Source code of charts
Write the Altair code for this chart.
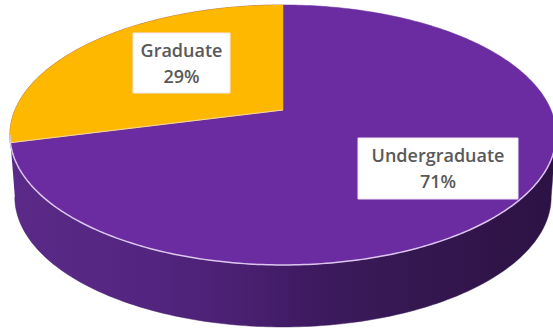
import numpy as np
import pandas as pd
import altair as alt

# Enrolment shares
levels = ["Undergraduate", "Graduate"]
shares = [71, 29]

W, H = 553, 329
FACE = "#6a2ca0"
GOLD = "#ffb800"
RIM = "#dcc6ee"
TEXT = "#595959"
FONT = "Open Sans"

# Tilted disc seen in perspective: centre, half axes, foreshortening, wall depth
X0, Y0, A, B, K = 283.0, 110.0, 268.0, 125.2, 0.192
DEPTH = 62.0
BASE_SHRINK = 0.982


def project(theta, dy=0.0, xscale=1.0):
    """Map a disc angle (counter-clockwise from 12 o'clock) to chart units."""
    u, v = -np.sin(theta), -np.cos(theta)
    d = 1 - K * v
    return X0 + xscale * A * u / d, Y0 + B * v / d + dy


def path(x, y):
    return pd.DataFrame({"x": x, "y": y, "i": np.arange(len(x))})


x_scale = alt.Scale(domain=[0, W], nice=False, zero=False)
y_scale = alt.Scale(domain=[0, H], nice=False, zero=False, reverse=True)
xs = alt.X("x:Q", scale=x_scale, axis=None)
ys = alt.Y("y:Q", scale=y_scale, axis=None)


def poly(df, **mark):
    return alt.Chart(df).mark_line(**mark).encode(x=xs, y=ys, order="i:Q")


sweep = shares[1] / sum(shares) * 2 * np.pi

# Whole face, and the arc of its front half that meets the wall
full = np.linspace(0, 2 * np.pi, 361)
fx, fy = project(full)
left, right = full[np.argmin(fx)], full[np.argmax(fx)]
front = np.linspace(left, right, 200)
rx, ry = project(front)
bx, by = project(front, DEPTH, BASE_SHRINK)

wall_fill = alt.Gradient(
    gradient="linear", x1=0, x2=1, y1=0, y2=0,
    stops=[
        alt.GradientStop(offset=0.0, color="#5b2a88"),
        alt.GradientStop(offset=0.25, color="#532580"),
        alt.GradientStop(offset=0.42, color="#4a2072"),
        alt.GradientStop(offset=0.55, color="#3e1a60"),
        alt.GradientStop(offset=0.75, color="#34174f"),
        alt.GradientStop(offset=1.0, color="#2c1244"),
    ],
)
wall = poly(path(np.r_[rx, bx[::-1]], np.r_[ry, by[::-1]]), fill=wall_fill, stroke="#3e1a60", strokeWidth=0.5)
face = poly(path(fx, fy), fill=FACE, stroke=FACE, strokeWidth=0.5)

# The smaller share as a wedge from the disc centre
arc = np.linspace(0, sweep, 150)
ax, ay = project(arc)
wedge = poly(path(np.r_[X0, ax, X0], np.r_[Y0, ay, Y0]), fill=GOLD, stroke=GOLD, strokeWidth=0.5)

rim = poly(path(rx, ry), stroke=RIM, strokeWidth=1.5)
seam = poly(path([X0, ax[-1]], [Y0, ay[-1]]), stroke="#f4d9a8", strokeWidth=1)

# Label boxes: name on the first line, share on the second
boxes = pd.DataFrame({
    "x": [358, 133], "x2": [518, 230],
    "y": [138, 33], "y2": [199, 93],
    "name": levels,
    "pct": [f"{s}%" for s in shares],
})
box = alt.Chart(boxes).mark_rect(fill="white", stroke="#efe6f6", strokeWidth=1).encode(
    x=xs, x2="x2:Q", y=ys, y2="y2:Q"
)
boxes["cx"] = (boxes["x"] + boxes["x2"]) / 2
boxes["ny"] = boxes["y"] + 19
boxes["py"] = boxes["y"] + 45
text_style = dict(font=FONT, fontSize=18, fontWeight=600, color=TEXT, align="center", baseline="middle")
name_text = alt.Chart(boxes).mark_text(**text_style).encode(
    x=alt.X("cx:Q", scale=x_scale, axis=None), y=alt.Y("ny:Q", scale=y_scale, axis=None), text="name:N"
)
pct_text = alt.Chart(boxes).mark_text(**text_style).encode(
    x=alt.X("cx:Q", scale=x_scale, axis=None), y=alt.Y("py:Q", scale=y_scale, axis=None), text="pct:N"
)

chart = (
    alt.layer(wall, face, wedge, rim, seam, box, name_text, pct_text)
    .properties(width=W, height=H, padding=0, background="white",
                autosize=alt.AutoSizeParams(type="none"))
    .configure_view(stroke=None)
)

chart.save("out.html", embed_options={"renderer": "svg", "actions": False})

* * *

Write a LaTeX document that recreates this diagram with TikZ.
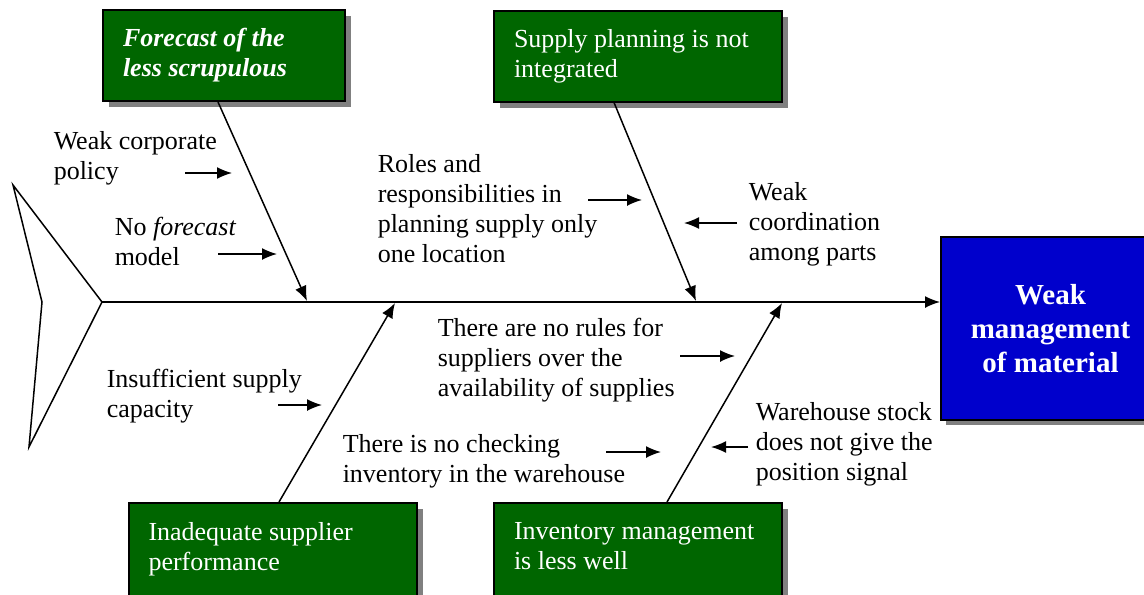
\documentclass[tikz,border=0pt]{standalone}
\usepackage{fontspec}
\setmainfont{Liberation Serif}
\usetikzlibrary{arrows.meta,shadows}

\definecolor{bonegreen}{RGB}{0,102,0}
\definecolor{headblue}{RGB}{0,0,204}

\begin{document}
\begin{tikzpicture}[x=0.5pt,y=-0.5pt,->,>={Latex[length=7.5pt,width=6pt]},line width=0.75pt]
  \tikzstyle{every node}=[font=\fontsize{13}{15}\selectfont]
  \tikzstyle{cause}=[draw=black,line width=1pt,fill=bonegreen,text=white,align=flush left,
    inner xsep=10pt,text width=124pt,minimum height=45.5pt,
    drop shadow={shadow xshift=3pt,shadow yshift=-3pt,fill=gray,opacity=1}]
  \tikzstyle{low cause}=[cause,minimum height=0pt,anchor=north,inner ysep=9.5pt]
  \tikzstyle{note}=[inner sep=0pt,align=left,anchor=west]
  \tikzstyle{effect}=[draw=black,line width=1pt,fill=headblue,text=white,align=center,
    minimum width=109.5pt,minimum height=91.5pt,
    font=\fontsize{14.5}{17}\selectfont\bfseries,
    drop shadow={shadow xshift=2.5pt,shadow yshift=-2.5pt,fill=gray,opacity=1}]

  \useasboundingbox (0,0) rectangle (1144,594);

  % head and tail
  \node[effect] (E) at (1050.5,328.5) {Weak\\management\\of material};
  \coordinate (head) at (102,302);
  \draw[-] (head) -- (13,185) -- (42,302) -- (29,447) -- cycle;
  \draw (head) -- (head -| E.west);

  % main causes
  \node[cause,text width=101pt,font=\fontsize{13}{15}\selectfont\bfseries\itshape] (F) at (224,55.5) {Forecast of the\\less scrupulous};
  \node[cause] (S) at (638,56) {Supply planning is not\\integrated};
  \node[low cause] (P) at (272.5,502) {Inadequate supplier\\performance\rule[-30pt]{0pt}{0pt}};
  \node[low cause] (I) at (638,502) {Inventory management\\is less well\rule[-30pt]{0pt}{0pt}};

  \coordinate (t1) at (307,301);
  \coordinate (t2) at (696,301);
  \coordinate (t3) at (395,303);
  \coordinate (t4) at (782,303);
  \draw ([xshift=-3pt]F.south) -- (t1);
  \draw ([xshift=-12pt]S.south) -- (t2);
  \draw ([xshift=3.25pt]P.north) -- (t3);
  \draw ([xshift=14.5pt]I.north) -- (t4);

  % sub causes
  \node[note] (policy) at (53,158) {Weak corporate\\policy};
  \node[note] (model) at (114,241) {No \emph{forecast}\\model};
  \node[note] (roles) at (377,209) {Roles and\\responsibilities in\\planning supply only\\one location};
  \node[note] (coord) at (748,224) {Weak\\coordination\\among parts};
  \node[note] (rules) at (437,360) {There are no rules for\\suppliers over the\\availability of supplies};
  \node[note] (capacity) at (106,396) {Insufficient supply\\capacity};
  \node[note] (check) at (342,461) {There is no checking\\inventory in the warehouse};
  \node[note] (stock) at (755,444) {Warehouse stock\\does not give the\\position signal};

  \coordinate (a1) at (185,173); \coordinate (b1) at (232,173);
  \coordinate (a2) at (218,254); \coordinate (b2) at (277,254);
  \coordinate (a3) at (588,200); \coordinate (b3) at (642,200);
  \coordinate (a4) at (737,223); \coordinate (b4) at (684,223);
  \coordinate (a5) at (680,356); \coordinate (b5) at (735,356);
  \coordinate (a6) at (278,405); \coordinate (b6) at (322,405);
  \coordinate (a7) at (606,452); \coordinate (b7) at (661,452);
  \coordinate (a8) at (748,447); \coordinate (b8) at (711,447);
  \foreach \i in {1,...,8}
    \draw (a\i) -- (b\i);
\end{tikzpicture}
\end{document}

**EXERCISE INSTRUCTIONS**
Above are some records. Output exactly the lines from the one that contains "Write the Altair code for this chart." to the one that contains "sweep = shares[1] / sum(shares) * 2 * np.pi", keeping both, and omit the pictures.

**ANSWER IN FULL**
Write the Altair code for this chart.
import numpy as np
import pandas as pd
import altair as alt

# Enrolment shares
levels = ["Undergraduate", "Graduate"]
shares = [71, 29]

W, H = 553, 329
FACE = "#6a2ca0"
GOLD = "#ffb800"
RIM = "#dcc6ee"
TEXT = "#595959"
FONT = "Open Sans"

# Tilted disc seen in perspective: centre, half axes, foreshortening, wall depth
X0, Y0, A, B, K = 283.0, 110.0, 268.0, 125.2, 0.192
DEPTH = 62.0
BASE_SHRINK = 0.982


def project(theta, dy=0.0, xscale=1.0):
    """Map a disc angle (counter-clockwise from 12 o'clock) to chart units."""
    u, v = -np.sin(theta), -np.cos(theta)
    d = 1 - K * v
    return X0 + xscale * A * u / d, Y0 + B * v / d + dy


def path(x, y):
    return pd.DataFrame({"x": x, "y": y, "i": np.arange(len(x))})


x_scale = alt.Scale(domain=[0, W], nice=False, zero=False)
y_scale = alt.Scale(domain=[0, H], nice=False, zero=False, reverse=True)
xs = alt.X("x:Q", scale=x_scale, axis=None)
ys = alt.Y("y:Q", scale=y_scale, axis=None)


def poly(df, **mark):
    return alt.Chart(df).mark_line(**mark).encode(x=xs, y=ys, order="i:Q")


sweep = shares[1] / sum(shares) * 2 * np.pi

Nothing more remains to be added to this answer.